**GIVEN REQUEST**
Exactly retype the lines from the one containing "Recreate this image" through the one containing "plt.rcParams['font.family'] = ['DejaVu Sans']"; both ends count, pictures do not.

**RECORDS**
◇ ◇ ◇ ◇

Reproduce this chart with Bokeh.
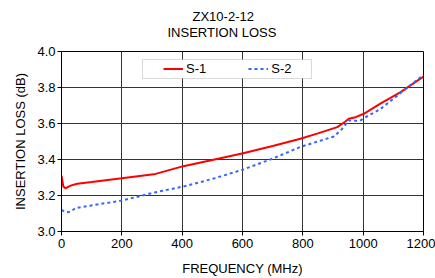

◇ ◇ ◇ ◇

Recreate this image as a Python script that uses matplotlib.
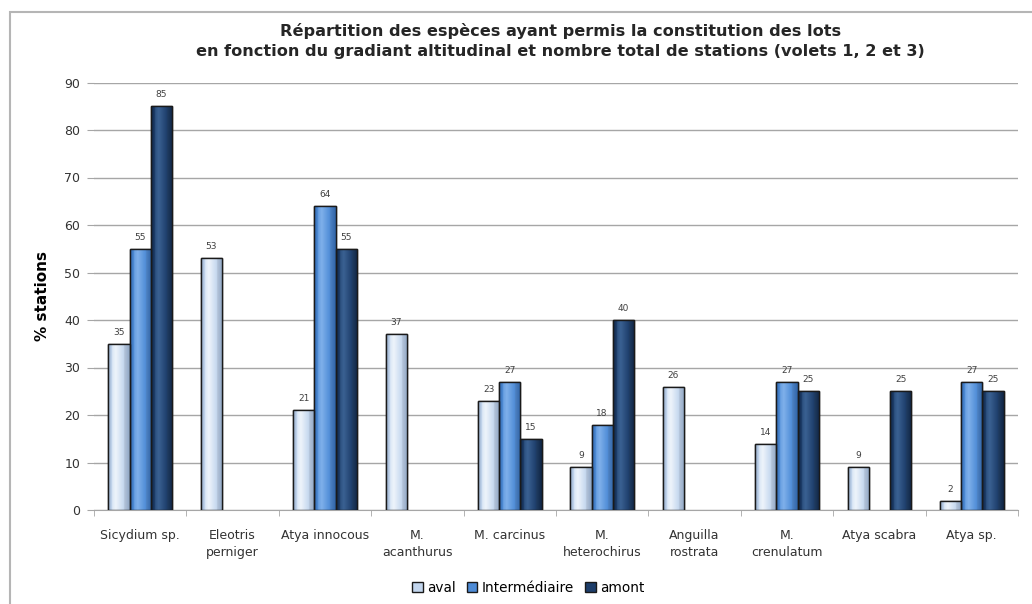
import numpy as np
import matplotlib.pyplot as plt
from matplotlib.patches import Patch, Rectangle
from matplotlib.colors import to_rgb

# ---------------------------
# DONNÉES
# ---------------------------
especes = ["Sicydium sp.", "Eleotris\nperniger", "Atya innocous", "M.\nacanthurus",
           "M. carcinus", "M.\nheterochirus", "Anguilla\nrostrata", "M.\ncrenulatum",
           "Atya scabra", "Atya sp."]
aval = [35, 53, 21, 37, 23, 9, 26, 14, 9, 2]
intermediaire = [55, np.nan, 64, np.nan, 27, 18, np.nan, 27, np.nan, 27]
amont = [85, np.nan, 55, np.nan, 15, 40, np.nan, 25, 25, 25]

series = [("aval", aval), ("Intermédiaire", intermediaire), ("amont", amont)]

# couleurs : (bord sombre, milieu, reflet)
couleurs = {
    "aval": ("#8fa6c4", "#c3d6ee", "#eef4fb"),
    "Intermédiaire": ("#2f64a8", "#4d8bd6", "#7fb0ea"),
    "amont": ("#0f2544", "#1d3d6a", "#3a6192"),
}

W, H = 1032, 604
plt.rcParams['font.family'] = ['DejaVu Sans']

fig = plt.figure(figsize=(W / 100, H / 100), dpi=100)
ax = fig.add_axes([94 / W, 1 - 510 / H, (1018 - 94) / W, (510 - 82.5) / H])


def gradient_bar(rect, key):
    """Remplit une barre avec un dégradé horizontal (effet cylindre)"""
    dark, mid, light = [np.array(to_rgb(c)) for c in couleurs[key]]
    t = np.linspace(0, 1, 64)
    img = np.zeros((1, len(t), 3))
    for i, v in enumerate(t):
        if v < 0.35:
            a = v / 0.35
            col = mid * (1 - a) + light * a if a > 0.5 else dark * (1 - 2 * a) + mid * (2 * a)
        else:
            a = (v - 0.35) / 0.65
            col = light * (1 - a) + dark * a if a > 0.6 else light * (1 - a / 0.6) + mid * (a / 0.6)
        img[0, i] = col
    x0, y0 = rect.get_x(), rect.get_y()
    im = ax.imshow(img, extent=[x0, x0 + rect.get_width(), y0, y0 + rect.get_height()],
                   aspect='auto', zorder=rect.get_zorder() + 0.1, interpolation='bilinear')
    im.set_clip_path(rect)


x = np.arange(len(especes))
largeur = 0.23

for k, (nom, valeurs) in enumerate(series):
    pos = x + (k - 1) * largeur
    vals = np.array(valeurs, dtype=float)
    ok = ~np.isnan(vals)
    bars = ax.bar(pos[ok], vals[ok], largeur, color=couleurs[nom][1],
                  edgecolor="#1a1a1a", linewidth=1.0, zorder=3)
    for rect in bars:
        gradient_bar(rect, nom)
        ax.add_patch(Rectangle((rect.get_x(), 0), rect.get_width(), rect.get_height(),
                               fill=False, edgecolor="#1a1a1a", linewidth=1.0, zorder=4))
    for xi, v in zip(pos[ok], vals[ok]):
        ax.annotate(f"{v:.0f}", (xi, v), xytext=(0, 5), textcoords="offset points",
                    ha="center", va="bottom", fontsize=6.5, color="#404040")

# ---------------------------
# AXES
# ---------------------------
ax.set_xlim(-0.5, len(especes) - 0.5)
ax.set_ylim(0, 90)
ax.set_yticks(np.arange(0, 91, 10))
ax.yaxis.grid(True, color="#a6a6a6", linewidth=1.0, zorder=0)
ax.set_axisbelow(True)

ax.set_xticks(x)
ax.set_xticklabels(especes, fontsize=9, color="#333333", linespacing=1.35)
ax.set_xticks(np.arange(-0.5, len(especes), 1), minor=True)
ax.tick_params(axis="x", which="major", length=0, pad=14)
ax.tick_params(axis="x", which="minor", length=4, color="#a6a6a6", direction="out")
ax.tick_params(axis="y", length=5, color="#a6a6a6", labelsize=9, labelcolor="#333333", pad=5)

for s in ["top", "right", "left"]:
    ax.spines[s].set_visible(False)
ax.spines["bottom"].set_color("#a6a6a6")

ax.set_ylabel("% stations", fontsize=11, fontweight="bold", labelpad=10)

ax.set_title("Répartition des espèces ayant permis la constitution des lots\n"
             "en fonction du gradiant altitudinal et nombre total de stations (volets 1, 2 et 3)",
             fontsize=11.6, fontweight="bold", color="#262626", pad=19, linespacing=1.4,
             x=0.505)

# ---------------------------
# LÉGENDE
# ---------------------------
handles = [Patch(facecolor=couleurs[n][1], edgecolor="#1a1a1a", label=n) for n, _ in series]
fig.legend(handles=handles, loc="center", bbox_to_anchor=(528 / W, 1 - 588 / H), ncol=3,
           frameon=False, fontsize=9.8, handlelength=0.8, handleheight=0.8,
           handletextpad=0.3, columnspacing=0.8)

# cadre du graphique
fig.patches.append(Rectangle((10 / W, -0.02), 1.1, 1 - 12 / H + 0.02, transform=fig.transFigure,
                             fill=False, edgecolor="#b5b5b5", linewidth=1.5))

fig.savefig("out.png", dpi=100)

◇ ◇ ◇ ◇

**EXERCISE RESPONSE**
Recreate this image as a Python script that uses matplotlib.
import numpy as np
import matplotlib.pyplot as plt
from matplotlib.patches import Patch, Rectangle
from matplotlib.colors import to_rgb

# ---------------------------
# DONNÉES
# ---------------------------
especes = ["Sicydium sp.", "Eleotris\nperniger", "Atya innocous", "M.\nacanthurus",
           "M. carcinus", "M.\nheterochirus", "Anguilla\nrostrata", "M.\ncrenulatum",
           "Atya scabra", "Atya sp."]
aval = [35, 53, 21, 37, 23, 9, 26, 14, 9, 2]
intermediaire = [55, np.nan, 64, np.nan, 27, 18, np.nan, 27, np.nan, 27]
amont = [85, np.nan, 55, np.nan, 15, 40, np.nan, 25, 25, 25]

series = [("aval", aval), ("Intermédiaire", intermediaire), ("amont", amont)]

# couleurs : (bord sombre, milieu, reflet)
couleurs = {
    "aval": ("#8fa6c4", "#c3d6ee", "#eef4fb"),
    "Intermédiaire": ("#2f64a8", "#4d8bd6", "#7fb0ea"),
    "amont": ("#0f2544", "#1d3d6a", "#3a6192"),
}

W, H = 1032, 604
plt.rcParams['font.family'] = ['DejaVu Sans']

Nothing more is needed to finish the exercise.